Los franceses han superado el Tour después de contemplar desde el sillón de su casa la grandeza cultural de un país cuyos grandes campanarios y castillos los tengo asociados con la gran vuelta ciclista. Ahora comienzan los Juegos Olímpicos, que serán un gran espectáculo que muchísimos parisinos verán desde la residencia en el campo o en las playas, lo más lejos posible del Sena.
La fiesta comienza con los miedos propios de esta nuestra sociedad hiperinformada. Preocupación por la seguridad y por mantener el prestigio de Francia que es incapaz de elegir un primer ministro que tendría que salir de los tres bloques principales: el frente popular, el macronismo y la extrema derecha, que, de momento, no han pactado nada.
Transitando por el valle de Isère y tras conversar con gentes de estas tierras se detecta que la desconexión con la política es colosal. Lo que admiro de este país es la cantidad de agua que fluye por sus ríos. Es un país rico que pierde muchas energías por los liderazgos frágiles y por las posiciones maximalistas de los extremos.
Es el gran problema de las democracias liberales con sistemas políticos que han abandonado la centralidad y se rigen por posiciones radicales y de odio, incapaces de encontrar salidas razonables con otros.
El abandono de Joe Biden de la carrera electoral ha desviado la preocupación de los franceses hacia Estados Unidos. Lo que ocurra en noviembre va a tener una repercusión global, especialmente para los europeos cuya seguridad, queramos o no, depende del presidente norteamericano de turno. No hay nunca crisis en los gobiernos autoritarios. Y las que hay se esconden o se transforman en propaganda contra los traidores internos o externos. No me precipitaría en anunciar el declive americano de la que sigue siendo la primera potencia económica, académica y tecnológica. Los declives, en todo caso, y siguiendo las teorías de Toynbee, suelen ser placenteros, lentos y siempre muy creativos.
En las cuatro elecciones presidenciales que he cubierto para este diario –desde Nixon hasta Obama– parecía que el fin del mundo estaba en juego. No hay nada más incierto que unas elecciones americanas en las que se disputa el gran liderazgo de las democracias. La retirada de Joe Biden ha cambiado las piezas del tablero para que el show más dramático del mundo siga su curso con inesperados sesgos.

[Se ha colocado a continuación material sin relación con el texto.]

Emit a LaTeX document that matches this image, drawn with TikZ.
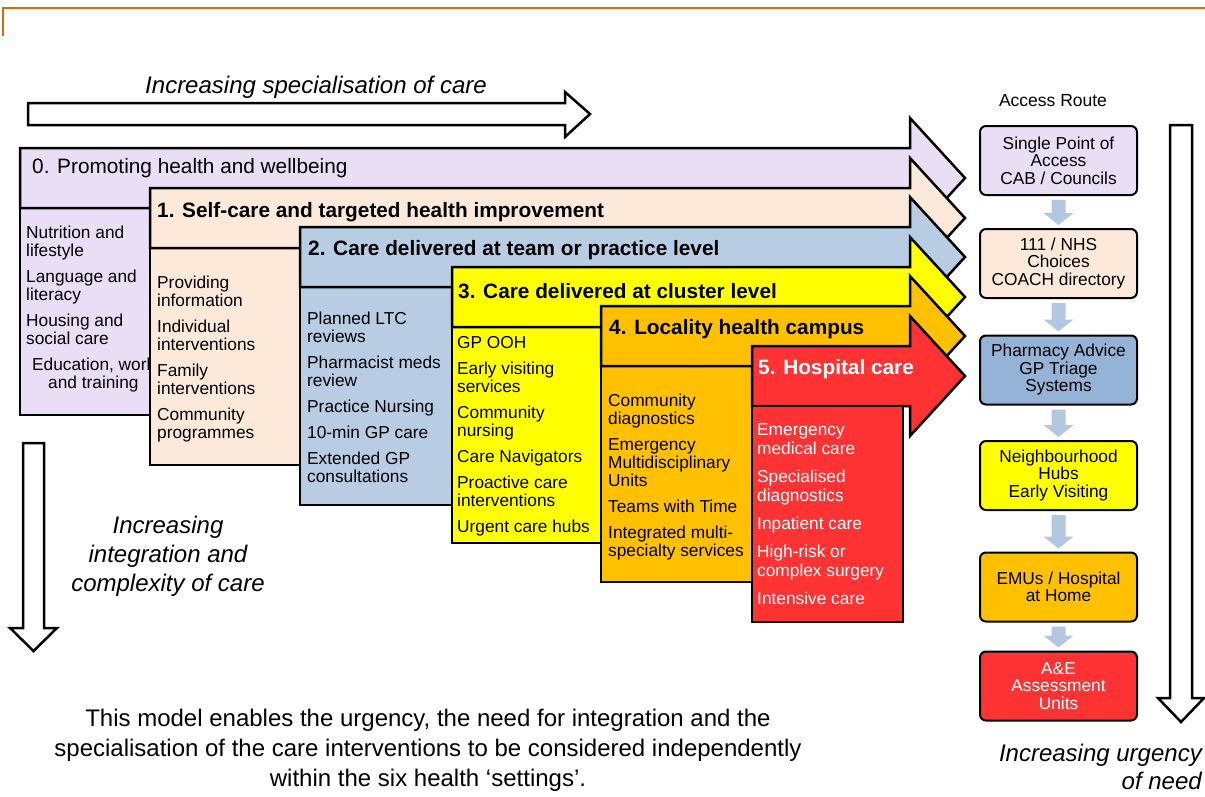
\documentclass[tikz,border=0pt]{standalone}
\usepackage{fontspec}
\setmainfont{Liberation Sans}
\usetikzlibrary{calc}

\definecolor{promote}{RGB}{233,222,245}
\definecolor{selfcare}{RGB}{253,233,217}
\definecolor{practice}{RGB}{184,204,228}
\definecolor{cluster}{RGB}{255,255,0}
\definecolor{locality}{RGB}{255,192,0}
\definecolor{hospital}{RGB}{255,51,51}
\definecolor{triage}{RGB}{149,179,215}
\definecolor{stepblue}{RGB}{180,199,224}
\definecolor{rule}{RGB}{210,105,20}

% small grey-blue arrow from one access box to the next
\newcommand{\routestep}[2]{%
  \fill[stepblue] ($(#1.south)+(-7,4)$) -- ($(#2.north)+(-7,-15)$) -- ($(#2.north)+(-15,-15)$)
    -- ($(#2.north)+(0,-3)$) -- ($(#2.north)+(15,-15)$) -- ($(#2.north)+(7,-15)$)
    -- ($(#1.south)+(7,4)$) -- cycle;}

\begin{document}
\begin{tikzpicture}[x=1pt,y=-1pt,
    stageline/.style={draw=black, line width=2.5pt},
    bigarrow/.style={draw=black, fill=white, line width=2.5pt},
    headtext/.style={anchor=west, inner sep=0pt, font=\fontsize{20.8}{24}\selectfont\bfseries},
    itemtext/.style={anchor=north west, inner sep=0pt, align=left, font=\fontsize{17.3}{18}\selectfont},
    accbox/.style={draw=black, line width=2pt, rounded corners=6pt, minimum width=157pt,
      minimum height=69pt, inner sep=0pt, align=center, font=\fontsize{17.3}{17.5}\selectfont},
    note/.style={align=center, inner sep=0pt, font=\fontsize{24}{29}\selectfont\itshape}]

    \useasboundingbox (0,0) rectangle (1205,796);

    % frame line at the top
    \draw[rule, line width=1.5pt] (3,36) -- (3,8) -- (1205,8);

    % specialisation arrow
    \draw[bigarrow] (28,103) -- (565,103) -- (565,92) -- (590,114) -- (565,137) -- (565,125) -- (28,125) -- cycle;
    \node[note] (spec) at (316,87) {Increasing specialisation of care};

    % stage 0
    \draw[stageline, fill=promote] (20,208) rectangle (160,415);
    \draw[stageline, fill=promote] (20,148) -- (910,148) -- (910,118) -- (965,178) -- (910,238) -- (910,208) -- (20,208) -- cycle;
    \node[headtext, font=\fontsize{20.8}{24}\selectfont] (h0) at (32,168) {0. Promoting health and wellbeing};
    \node[itemtext] (t0) at (26,225.5) {Nutrition and\\lifestyle\\[8pt]Language and\\literacy\\[8pt]Housing and\\social care\\[8pt]\hspace*{6pt}Education, work\\\hspace*{22pt}and training};

    % stage 1
    \draw[stageline, fill=selfcare] (150,248) rectangle (310,465);
    \draw[stageline, fill=selfcare] (150,188) -- (910,188) -- (910,158) -- (965,218) -- (910,278) -- (910,248) -- (150,248) -- cycle;
    \node[headtext] (h1) at (157,212) {1. Self-care and targeted health improvement};
    \node[itemtext] (t1) at (157,275.5) {Providing\\information\\[8pt]Individual\\interventions\\[8pt]Family\\interventions\\[8pt]Community\\programmes};

    % stage 2
    \draw[stageline, fill=practice] (300,287) rectangle (462,505);
    \draw[stageline, fill=practice] (300,227) -- (910,227) -- (910,197) -- (965,257) -- (910,317) -- (910,287) -- (300,287) -- cycle;
    \node[headtext] (h2) at (308,250) {2. Care delivered at team or practice level};
    \node[itemtext] (t2) at (307,311.5) {Planned LTC\\reviews\\[8pt]Pharmacist meds\\review\\[8pt]Practice Nursing\\[8pt]10-min GP care\\[8pt]Extended GP\\consultations};

    % stage 3
    \draw[stageline, fill=cluster] (452,327) rectangle (611,543);
    \draw[stageline, fill=cluster] (452,267) -- (910,267) -- (910,237) -- (965,297) -- (910,357) -- (910,327) -- (452,327) -- cycle;
    \node[headtext] (h3) at (458,291) {3. Care delivered at cluster level};
    \node[itemtext] (t3) at (457,336.5) {GP OOH\\[8pt]Early visiting\\services\\[8pt]Community\\nursing\\[8pt]Care Navigators\\[8pt]Proactive care\\interventions\\[8pt]Urgent care hubs};

    % stage 4
    \draw[stageline, fill=locality] (601,366) rectangle (762,582);
    \draw[stageline, fill=locality] (601,306) -- (910,306) -- (910,276) -- (965,336) -- (910,396) -- (910,366) -- (601,366) -- cycle;
    \node[headtext] (h4) at (609,329) {4. Locality health campus};
    \node[itemtext] (t4) at (608,393.5) {Community\\diagnostics\\[8pt]Emergency\\Multidisciplinary\\Units\\[8pt]Teams with Time\\[8pt]Integrated multi-\\specialty services};

    % stage 5
    \draw[stageline, fill=hospital] (752,346) -- (910,346) -- (910,316) -- (965,376) -- (910,436) -- (910,406) -- (752,406) -- cycle;
    \draw[stageline, fill=hospital] (752,406) rectangle (903,622);
    \node[headtext, text=white] (h5) at (758,369) {5. Hospital care};
    \node[itemtext, text=white, font=\fontsize{17.3}{19}\selectfont] (t5) at (757,423.5) {Emergency\\medical care\\[9pt]Specialised\\diagnostics\\[9pt]Inpatient care\\[9pt]High-risk or\\complex surgery\\[9pt]Intensive care};

    % access route column
    \node[font=\fontsize{17.5}{20}\selectfont] (route) at (1053,101) {Access Route};
    \node[accbox, fill=promote] (acc1) at (1058.5,160.5) {Single Point of\\Access\\CAB / Councils};
    \node[accbox, fill=selfcare] (acc2) at (1058.5,263.5) {111 / NHS\\Choices\\COACH directory};
    \node[accbox, fill=triage] (acc3) at (1058.5,370) {Pharmacy Advice\\GP Triage\\Systems};
    \node[accbox, fill=cluster] (acc4) at (1058.5,475.5) {Neighbourhood\\Hubs\\Early Visiting};
    \node[accbox, fill=locality] (acc5) at (1058.5,587) {EMUs / Hospital\\at Home};
    \node[accbox, fill=hospital, text=white] (acc6) at (1058.5,686) {A\&E\\Assessment\\Units};

    \routestep{acc1}{acc2}
    \routestep{acc2}{acc3}
    \routestep{acc3}{acc4}
    \routestep{acc4}{acc5}
    \routestep{acc5}{acc6}

    % urgency arrow
    \draw[bigarrow] (1170,125) -- (1192,125) -- (1192,698) -- (1204,698) -- (1181,722) -- (1158,698) -- (1170,698) -- cycle;
    \node[note, align=right, anchor=north east, font=\fontsize{24}{28}\selectfont\itshape] (urg) at (1202,744) {Increasing urgency\\of need};

    % integration arrow
    \draw[bigarrow] (23,443) -- (44,443) -- (44,628) -- (57,628) -- (33.5,651) -- (10,628) -- (23,628) -- cycle;
    \node[note] (integ) at (168,556) {Increasing\\integration and\\complexity of care};

    \node[align=center, inner sep=0pt, font=\fontsize{24}{30}\selectfont] (model) at (428,750) {This model enables the urgency, the need for integration and the\\specialisation of the care interventions to be considered independently\\within the six health ‘settings’.};
\end{tikzpicture}
\end{document}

Los profetas del periodismo echarán mano de metáforas que irán renovando hasta que se abran las urnas en noviembre. Lo que se puede afirmar es que el candidato viejo y con lagunas de memoria es ahora Donald Trump. Kamala Harris es una desconocida que solo se ha movido en las sombras del poder washingtoniano en sus años de vicepresidenta.
Es negra, pero es un producto de la política institucional y no es una ideóloga ni una sectaria. Trump ha de medir muy bien sus mentiras y sus ataques populistas a la que puede ser la candidata demócrata aunque hay mucha tela que cortar todavía. Parecía improbable que Reagan, Obama o el propio Trump fueran presidentes. Y lo fueron porque no se rompió el principio de legitimidad en tiempos tan convulsos como peligrosos.
Me viene a la memoria la acusación que se hacía a Truman en 1948 de que era un hombre vulgar. Reaccionó con la poca sutileza de un hombre del Midwest diciendo qué hay de raro en ser un hombre vulgar, un “ordinary man”. De momento, el caso está abierto y los imponderables pueden alterarlo todo. Ah!, y son los norteamericanos los que votan.